The Broward County School Board has decided that staffing every school with armed personnel is the answer to gun violence. They took the action as a result of the February 14 massacre at Marjory Stoneman Douglas High School that claimed the lives of 14 students and three adult staff members. On Tuesday, the board voted unanimously to hire qualified personnel and assign them to schools which lack resource officers.

According to CNN, Broward County Superintendent Robert W. Runcie said that individuals like Nikolas Cruz shoulder the blame for these heinous crimes. It is up to school administrators to take action in order to prevent future incidents.
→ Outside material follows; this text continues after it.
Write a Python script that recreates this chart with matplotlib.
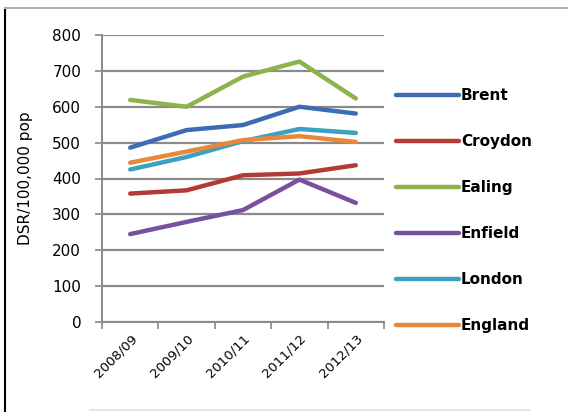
import matplotlib
matplotlib.use("Agg")
import matplotlib.pyplot as plt
from matplotlib.lines import Line2D

years = ["2008/09", "2009/10", "2010/11", "2011/12", "2012/13"]
brent = [486, 535, 549, 600, 581]
croydon = [358, 367, 409, 414, 437]
ealing = [619, 600, 684, 726, 623]
enfield = [245, 279, 312, 397, 332]
london = [425, 460, 504, 538, 527]
england = [444, 475, 507, 518, 502]

series = [
    ("Brent", brent, "#3b6cb4"),
    ("Croydon", croydon, "#b43a35"),
    ("Ealing", ealing, "#8db34b"),
    ("Enfield", enfield, "#7750a0"),
    ("London", london, "#3aa2c0"),
    ("England", england, "#e8883a"),
]

fig = plt.figure(figsize=(5.68, 4.12), dpi=100)
ax = fig.add_axes([102/568, 1-322/412, (384-102)/568, (322-35)/412])

x = list(range(len(years)))
for name, vals, col in series:
    ax.plot(x, vals, color=col, lw=3.2, label=name, solid_capstyle="round", solid_joinstyle="round")

ax.set_xlim(-0.5, len(years) - 0.5)
ax.set_ylim(0, 800)
ax.set_yticks(range(0, 801, 100))
ax.set_xticks(x)
ax.set_xticklabels(years, rotation=45, ha="right", rotation_mode="anchor", fontsize=9.5)
ax.set_xticks([i - 0.5 for i in range(len(years) + 1)], minor=True)
ax.tick_params(axis="x", which="major", length=0, pad=7)
ax.tick_params(axis="x", which="minor", length=5, width=1.2, color="#888888", direction="out")
ax.tick_params(axis="y", length=5, width=1.2, color="#888888", labelsize=11, pad=10)
ax.grid(axis="y", color="#8a8a8a", lw=1.6)
ax.set_axisbelow(True)
for s in ["top", "right"]:
    ax.spines[s].set_visible(False)
for s in ["left", "bottom"]:
    ax.spines[s].set_color("#8a8a8a")
    ax.spines[s].set_linewidth(1.4)
ax.set_ylabel("DSR/100,000 pop", fontsize=11, labelpad=14)

leg = ax.legend(loc="upper left", bbox_to_anchor=(396/568, 1-88/412), bbox_transform=fig.transFigure,
                frameon=False, fontsize=11, handlelength=4.1, handletextpad=0.15, labelspacing=2.03,
                borderaxespad=0, borderpad=0)
for t in leg.get_texts():
    t.set_fontweight("bold")

# outer frame
fig.add_artist(Line2D([5/568, 5/568], [0, 1-8/412], color="black", lw=1.5, transform=fig.transFigure))
fig.add_artist(Line2D([5/568, 1], [1-8/412, 1-8/412], color="#b0b0b0", lw=1.5, transform=fig.transFigure))
fig.add_artist(Line2D([90/568, 530/568], [2/412, 2/412], color="#e0e0e0", lw=1.2, transform=fig.transFigure))

fig.savefig("out.png", dpi=100)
“I think it’s important for all of us to remember that Nikolas Cruz is responsible for this tragedy,” Superintendent Runcie said. “This level of violence is a national problem that school districts across the country are dealing with. Now is the time for us to all come together and stay focused on finding solutions.”

Effective this fall, the plan aims to hire, train, and place qualified personnel in every public school with the exception of charter schools. Applicants must have at minimum a high school diploma or GED, and at least two years of law enforcement experience. Each guard will also have to pass a psychological evaluation, have completed 132 hours of gun safety training, possess a valid concealed-carry license, and pass a drug test.

With less than two months before school starts on August 15 and access to limited financial resources, the Broward County School Board was forced to make a compromise on the qualifications of the armed guards. Rather than hire experienced, sworn-in members of law enforcement, they have opted for the more affordable option.

Salaries will fall within the range of $17 to $22 per hour which have been funded by an $8 million Safe Schools grant from the state of Florida. Broward County hopes to raise another $93 million in additional funding via a bond referendum that will be voted on in August.

Reactions to the new measure have been a mixed bag. Broward County school board member Robin Bartleman told the Miami Herald that while the compromise isn’t ideal, it is better than nothing at all.

“Honestly, it’s like putting Paul Blart the mall cop in a school with a gun,” Bartleman said. “I’d like to thank this board and staff for making it palatable.”

The Miami Herald reported that there is no plan in place at this time to address the needs of the district’s 93 charter schools. The board did not discuss their fate during their last meeting, but funding has been allocated to help them meet the new guidelines.